>> Start Record extracts

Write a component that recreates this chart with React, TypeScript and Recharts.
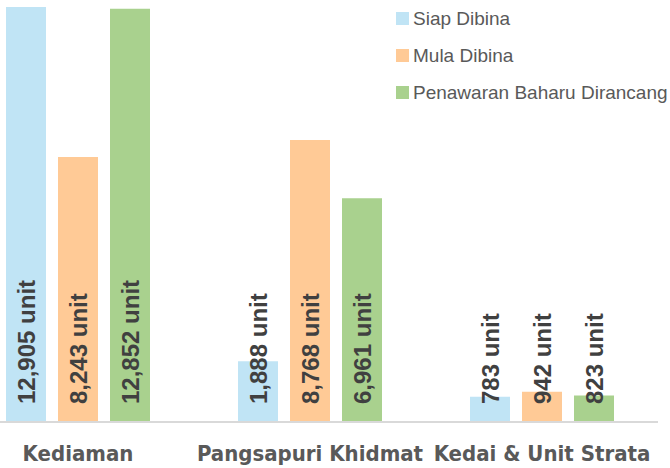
import { BarChart, Bar, XAxis, YAxis, Legend, LabelList } from 'recharts';

const categories = ['Kediaman', 'Pangsapuri Khidmat', 'Kedai & Unit Strata'];
const siapDibina = [12905, 1888, 783];
const mulaDibina = [8243, 8768, 942];
const penawaranBaharu = [12852, 6961, 823];

const seriesNames = ['Siap Dibina', 'Mula Dibina', 'Penawaran Baharu Dirancang'];
const seriesColors = ['#C0E4F5', '#FFCA96', '#A9D18E'];

const data = categories.map((name, i) => ({
  name,
  [seriesNames[0]]: siapDibina[i],
  [seriesNames[1]]: mulaDibina[i],
  [seriesNames[2]]: penawaranBaharu[i],
}));

const BarLabel = (props: any) => {
  const { x, y, width, height, value } = props;
  const cx = x + width / 2 + 9;
  const bottom = y + height - 18;
  return (
    <text
      x={cx}
      y={bottom}
      transform={`rotate(-90 ${cx} ${bottom})`}
      textAnchor="start"
      fontFamily="'Liberation Sans', Arial, sans-serif"
      fontWeight="bold"
      fontSize={24}
      fill="#404040"
    >
      {`${Number(value).toLocaleString('en-US')} unit`}
    </text>
  );
};

const CategoryTick = (props: any) => {
  const { x, y, payload } = props;
  return (
    <text
      x={x}
      y={y + 39}
      textAnchor="middle"
      fontFamily="'DejaVu Sans Condensed', 'DejaVu Sans', sans-serif"
      fontWeight="bold"
      fontSize={22}
      fill="#595959"
    >
      {payload.value}
    </text>
  );
};

const LegendBox = () => (
  <div style={{ fontFamily: "'Liberation Sans', Arial, sans-serif", fontSize: 19, color: '#595959' }}>
    {seriesNames.map((name, i) => (
      <div key={name} style={{ display: 'flex', alignItems: 'center', height: 37 }}>
        <span
          style={{ width: 13, height: 13, background: seriesColors[i], marginRight: 4, display: 'inline-block' }}
        />
        <span style={{ whiteSpace: 'nowrap' }}>{name}</span>
      </div>
    ))}
  </div>
);

export default function App() {
  return (
    <div
      style={{
        position: 'absolute',
        left: 0,
        top: 0,
        width: 670,
        height: 468,
        overflow: 'hidden',
        background: '#fff',
      }}
    >
      <div style={{ position: 'absolute', left: -38, top: 0 }}>
        <BarChart
          width={696}
          height={468}
          data={data}
          margin={{ top: 7, right: 0, left: 0, bottom: 6 }}
          barSize={40}
          barGap={12}
        >
          <XAxis
            dataKey="name"
            height={40}
            axisLine={{ stroke: '#D9D9D9', strokeWidth: 2 }}
            tickLine={false}
            tickSize={0}
            tickMargin={0}
            tick={<CategoryTick />}
            interval={0}
          />
          <YAxis hide domain={[0, 12905]} />
          <Legend
            layout="vertical"
            verticalAlign="middle"
            align="center"
            content={<LegendBox />}
            wrapperStyle={{ position: 'absolute', left: 434, top: 0, width: 300 }}
          />
          {seriesNames.map((name, i) => (
            <Bar key={name} dataKey={name} fill={seriesColors[i]} isAnimationActive={false}>
              <LabelList dataKey={name} content={<BarLabel />} />
            </Bar>
          ))}
        </BarChart>
      </div>
    </div>
  );
}
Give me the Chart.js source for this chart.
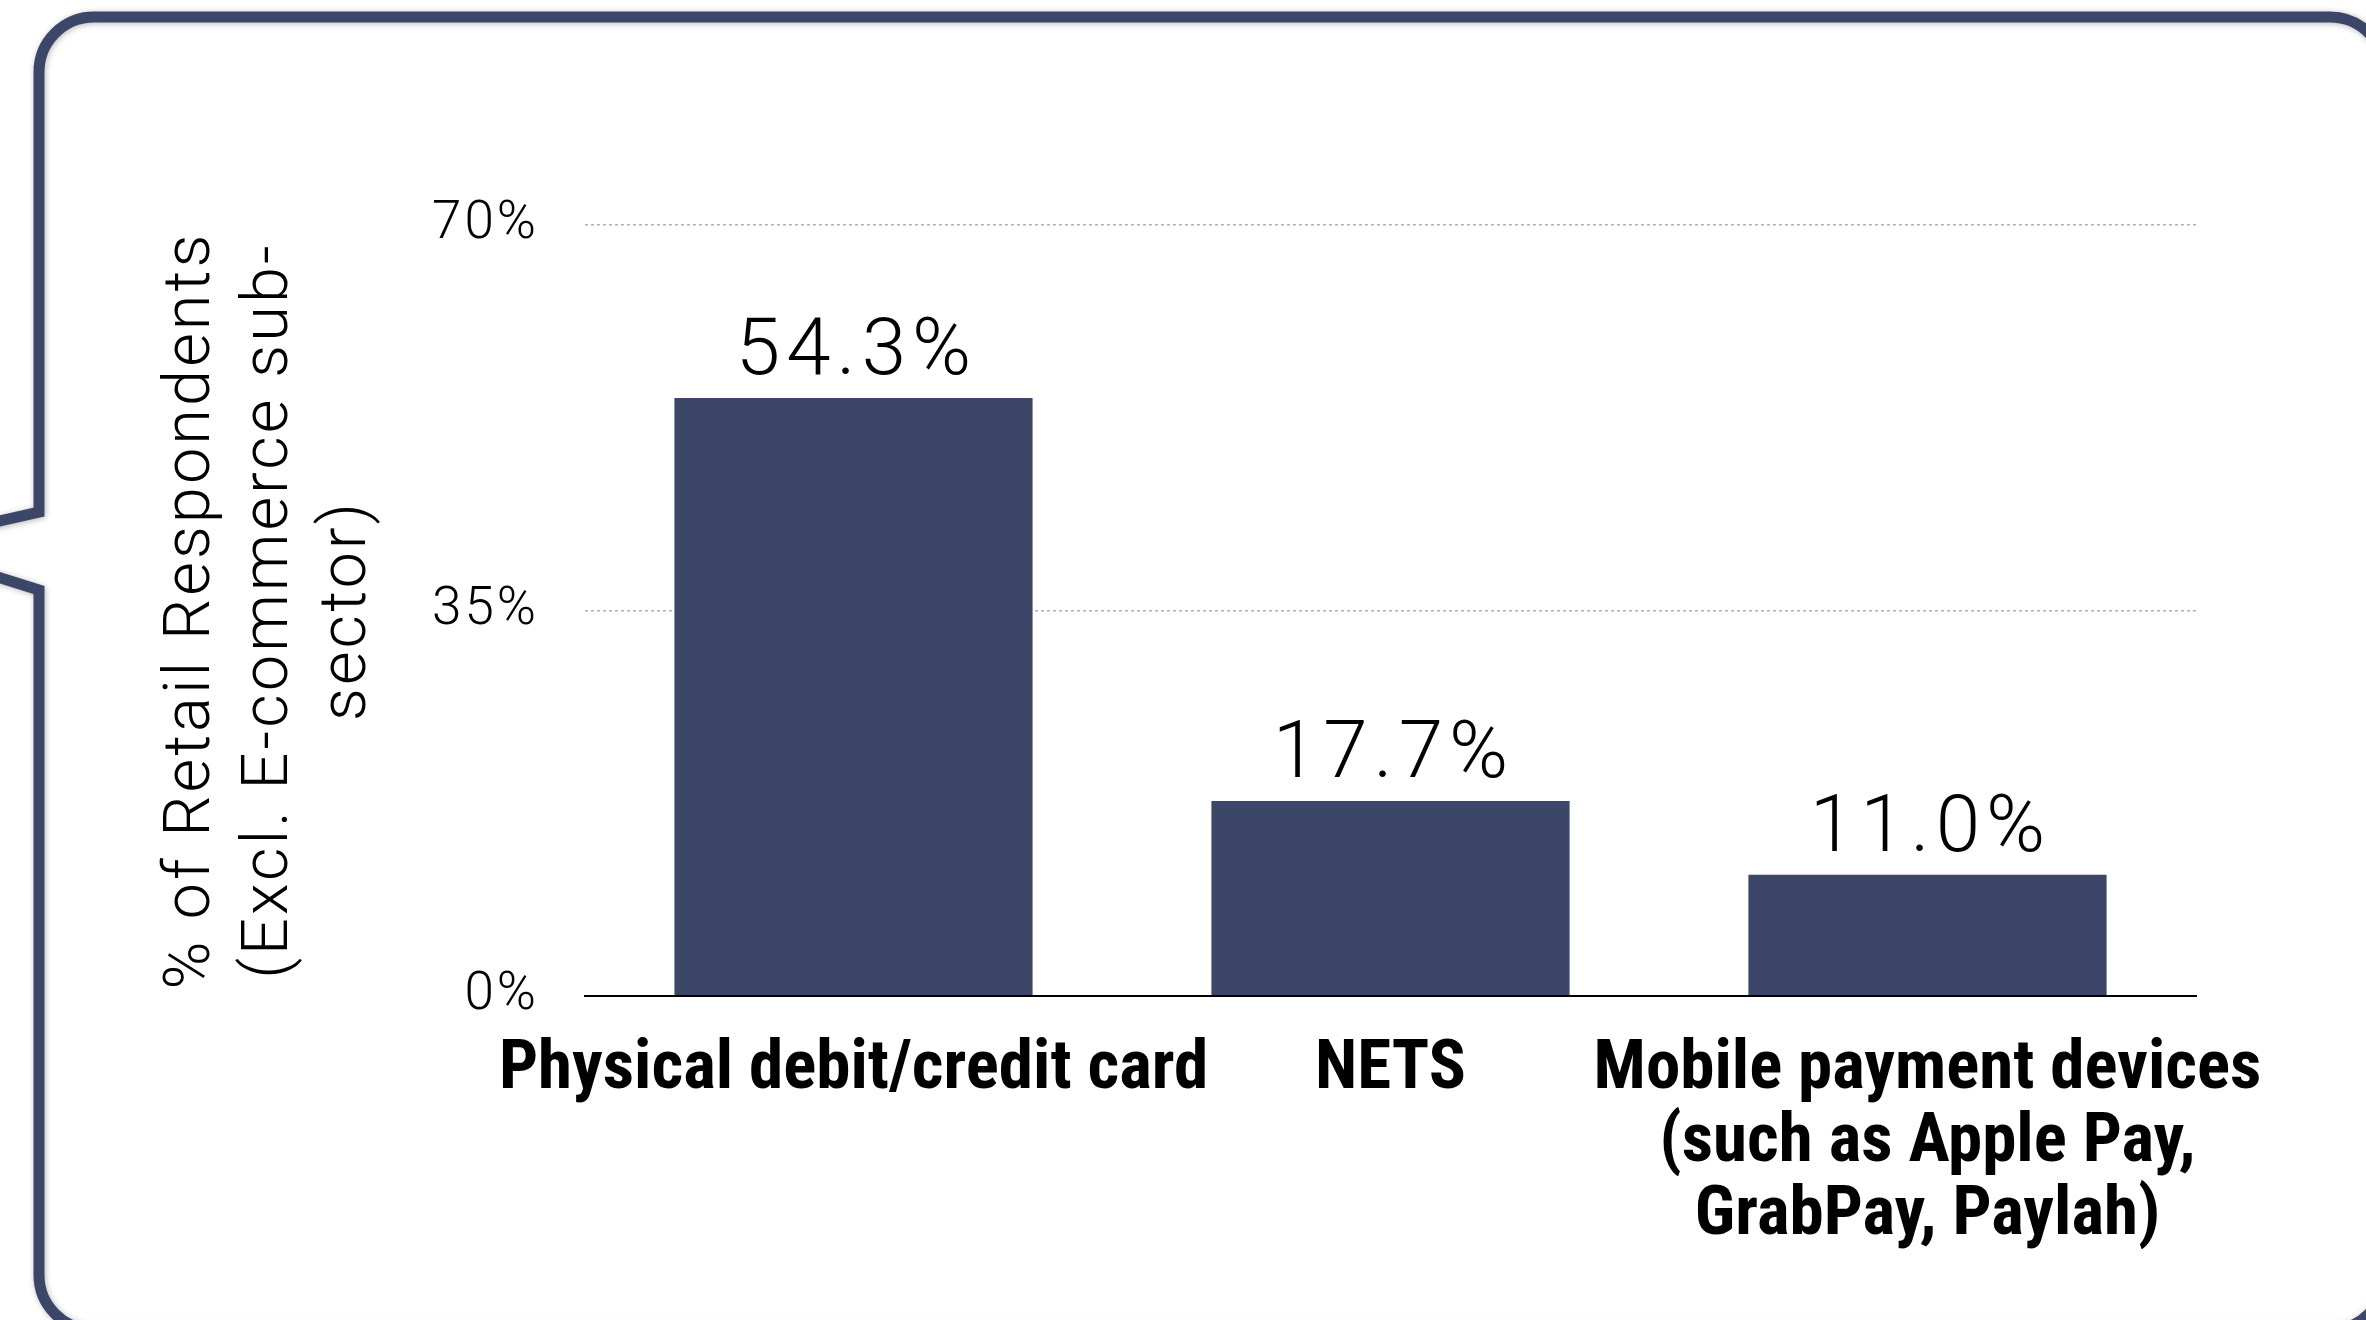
<!DOCTYPE html>
<html>
<head>
<meta charset="utf-8">
<script src="https://cdn.jsdelivr.net/npm/chart.js@4.4.1/dist/chart.umd.min.js"></script>
<style>
  html, body { margin: 0; padding: 0; background: #ffffff; }
  #wrap { position: relative; width: 2366px; height: 1320px; overflow: hidden; }
  canvas { display: block; }
</style>
</head>
<body>
<div id="wrap"><canvas id="c" width="2366" height="1320"></canvas></div>
<script>
// ---- data ----
const categories = [
  ['Physical debit/credit card'],
  ['NETS'],
  ['Mobile payment devices', '(such as Apple Pay,', 'GrabPay, Paylah)']
];
const shareValues = [54.3, 17.7, 11.0];
const yTickValues = [0, 35, 70];
const yAxisTitle = ['% of Retail Respondents', '(Excl. E-commerce sub-', 'sector)'];

// ---- styles ----
const NAVY = '#3b4669';
const LIGHT_FONT = "Roboto, 'Liberation Sans', Arial, sans-serif";
const COND_FONT = "'Roboto Condensed', 'Liberation Sans', Arial, sans-serif";

function setSpacing(ctx, px) {
  if ('letterSpacing' in ctx) ctx.letterSpacing = px + 'px';
}

// callout frame drawn behind the chart; also sets letter spacing for the y axis texts
const calloutPlugin = {
  id: 'callout',
  beforeDraw(chart) {
    const ctx = chart.ctx;
    const W = chart.width, H = chart.height;
    ctx.save();
    ctx.fillStyle = '#ffffff';
    ctx.fillRect(0, 0, W, H);
    const L = 39, T = 17, R = 2385, B = 1330, r = 55;
    ctx.beginPath();
    ctx.moveTo(L, 512);
    ctx.lineTo(L, T + r);
    ctx.arcTo(L, T, L + r, T, r);
    ctx.lineTo(R - r, T);
    ctx.arcTo(R, T, R, T + r, r);
    ctx.lineTo(R, B - r);
    ctx.arcTo(R, B, R - r, B, r);
    ctx.lineTo(L + r, B);
    ctx.arcTo(L, B, L, B - r, r);
    ctx.lineTo(L, 590);
    ctx.lineTo(-105, 545);
    ctx.closePath();
    ctx.shadowColor = 'rgba(0,0,0,0.28)';
    ctx.shadowBlur = 6;
    ctx.shadowOffsetX = 1;
    ctx.shadowOffsetY = 1;
    ctx.lineWidth = 11;
    ctx.lineJoin = 'miter';
    ctx.strokeStyle = NAVY;
    ctx.stroke();
    ctx.restore();
    setSpacing(ctx, 3);
  },
  afterDraw(chart) {
    setSpacing(chart.ctx, 0);
  }
};

// value labels above the bars
const valueLabelPlugin = {
  id: 'valueLabels',
  afterDatasetsDraw(chart) {
    const ctx = chart.ctx;
    const meta = chart.getDatasetMeta(0);
    ctx.save();
    const sp = 6;
    setSpacing(ctx, sp);
    ctx.font = '300 80px ' + LIGHT_FONT;
    ctx.fillStyle = '#000000';
    ctx.textAlign = 'center';
    ctx.textBaseline = 'alphabetic';
    meta.data.forEach((bar, i) => {
      const v = chart.data.datasets[0].data[i];
      ctx.fillText(v.toFixed(1) + '%', bar.x + sp / 2, bar.y - 24);
    });
    ctx.restore();
    setSpacing(ctx, 0);
  }
};

new Chart(document.getElementById('c'), {
  type: 'bar',
  data: {
    labels: categories,
    datasets: [{
      data: shareValues,
      backgroundColor: NAVY,
      borderWidth: 0,
      barPercentage: 0.667,
      categoryPercentage: 1.0
    }]
  },
  options: {
    responsive: false,
    devicePixelRatio: 1,
    animation: false,
    layout: { padding: { left: 154, right: 170, top: 225, bottom: 44 } },
    plugins: { legend: { display: false }, tooltip: { enabled: false } },
    scales: {
      x: {
        grid: { display: false, drawTicks: false },
        border: { display: true, color: '#000000', width: 2, z: 1 },
        ticks: {
          z: 1,
          color: '#000000',
          font: { family: COND_FONT, size: 69, weight: 'bold', lineHeight: 73 / 69 },
          padding: 38,
          maxRotation: 0,
          autoSkip: false
        },
        afterFit(scale) {
          scale.height = 280;
          scale.paddingLeft = 0;
          scale.paddingRight = 0;
        }
      },
      y: {
        min: 0,
        max: 70,
        afterBuildTicks(scale) { scale.ticks = yTickValues.map(v => ({ value: v })); },
        grid: {
          drawTicks: false,
          lineWidth: 1.5,
          color: (c) => (c.tick && c.tick.value === 0) ? 'rgba(0,0,0,0)' : '#b0b0b0'
        },
        border: { display: false, dash: [3, 3] },
        ticks: {
          color: '#000000',
          font: { family: LIGHT_FONT, size: 53, weight: '300' },
          padding: 46,
          callback: (v) => v + '%'
        },
        title: {
          display: true,
          text: yAxisTitle,
          color: '#000000',
          font: { family: LIGHT_FONT, size: 65, weight: '300', lineHeight: 78 / 65 },
          padding: { top: 0, bottom: 0 }
        },
        afterFit(scale) {
          scale.width = 431;
          scale.paddingTop = 0;
          scale.paddingBottom = 0;
        }
      }
    }
  },
  plugins: [calloutPlugin, valueLabelPlugin]
});
</script>
</body>
</html>
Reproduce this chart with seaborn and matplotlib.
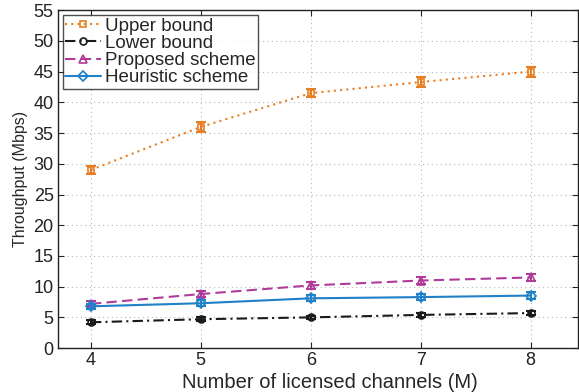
import matplotlib
matplotlib.use("Agg")
import matplotlib.pyplot as plt
import seaborn as sns
import pandas as pd

channels = [4, 5, 6, 7, 8]
upper = [29.0, 36.0, 41.5, 43.3, 45.0]
lower = [4.2, 4.7, 5.0, 5.4, 5.7]
proposed = [7.2, 8.8, 10.2, 11.0, 11.5]
heuristic = [6.8, 7.3, 8.1, 8.3, 8.55]
upper_err = [0.6, 0.8, 0.7, 0.8, 0.8]
lower_err = [0.3, 0.3, 0.3, 0.3, 0.3]
proposed_err = [0.4, 0.5, 0.5, 0.5, 0.5]
heuristic_err = [0.4, 0.5, 0.5, 0.5, 0.5]
names = ["Upper bound", "Lower bound", "Proposed scheme", "Heuristic scheme"]
yticks = list(range(0, 60, 5))

sns.set_style("ticks")
plt.rcParams['font.family'] = ['Liberation Sans', 'DejaVu Sans']

fig = plt.figure(figsize=(5.79, 3.92), dpi=100)
ax = fig.add_axes([0.1, 0.112, 0.898, 0.862])

series = [upper, lower, proposed, heuristic]
errs = [upper_err, lower_err, proposed_err, heuristic_err]
colors = ["#E87E24", "#1a1a1a", "#B03A9A", "#2080C8"]
styles = [(0, (1, 2)), (0, (5, 2, 1, 2)), (0, (5, 2.5)), "-"]
markers = ["s", "o", "^", "D"]
msizes = [5, 5, 6, 5]

df = pd.DataFrame({
    "M": channels * 4,
    "Throughput": upper + lower + proposed + heuristic,
    "Scheme": sum([[n] * len(channels) for n in names], []),
})

for name, vals, err, c, ls, mk, ms in zip(names, series, errs, colors, styles, markers, msizes):
    sub = df[df["Scheme"] == name]
    sns.lineplot(data=sub, x="M", y="Throughput", ax=ax, color=c, linestyle=ls,
                 marker=mk, markersize=ms, markerfacecolor="none", markeredgecolor=c,
                 markeredgewidth=1.2, linewidth=1.5, label=name)
    ax.errorbar(channels, vals, yerr=err, fmt="none", ecolor=c, elinewidth=1.5,
                capsize=3.5, capthick=1.5)

ax.set_xlim(3.7, 8.43)
ax.set_ylim(0, 55)
ax.set_xticks(channels)
ax.set_yticks(yticks)
ax.grid(True, linestyle=(0, (1, 3)), color="#b8b8b8", linewidth=0.8)
for s in ax.spines.values():
    s.set_visible(True)
    s.set_color("#222222")
    s.set_linewidth(1.0)
ax.tick_params(direction="in", labelsize=13, length=4, top=True, right=True, colors="#222222", pad=3)
ax.set_xlabel("Number of licensed channels (M)", fontsize=14.5, labelpad=0)
ax.xaxis.set_label_coords(0.523, -0.075)
ax.set_ylabel("Throughput (Mbps)", fontsize=11.5, labelpad=4)

leg = ax.legend(loc="upper left", fontsize=13.5, frameon=True, fancybox=False,
                edgecolor="#222222", borderpad=0.15, labelspacing=0.0,
                handlelength=1.9, handletextpad=0.2, borderaxespad=0.25)
leg.get_frame().set_linewidth(1.0)

fig.savefig("out.png", dpi=100)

>> End Record extracts

= Task instructions =
Take the stretch from the line containing "Reproduce this chart" through the line containing "import pandas as pd" and reproduce it exactly, both ends included. Omit the pictures.

= Full output =
Reproduce this chart with seaborn and matplotlib.
import matplotlib
matplotlib.use("Agg")
import matplotlib.pyplot as plt
import seaborn as sns
import pandas as pd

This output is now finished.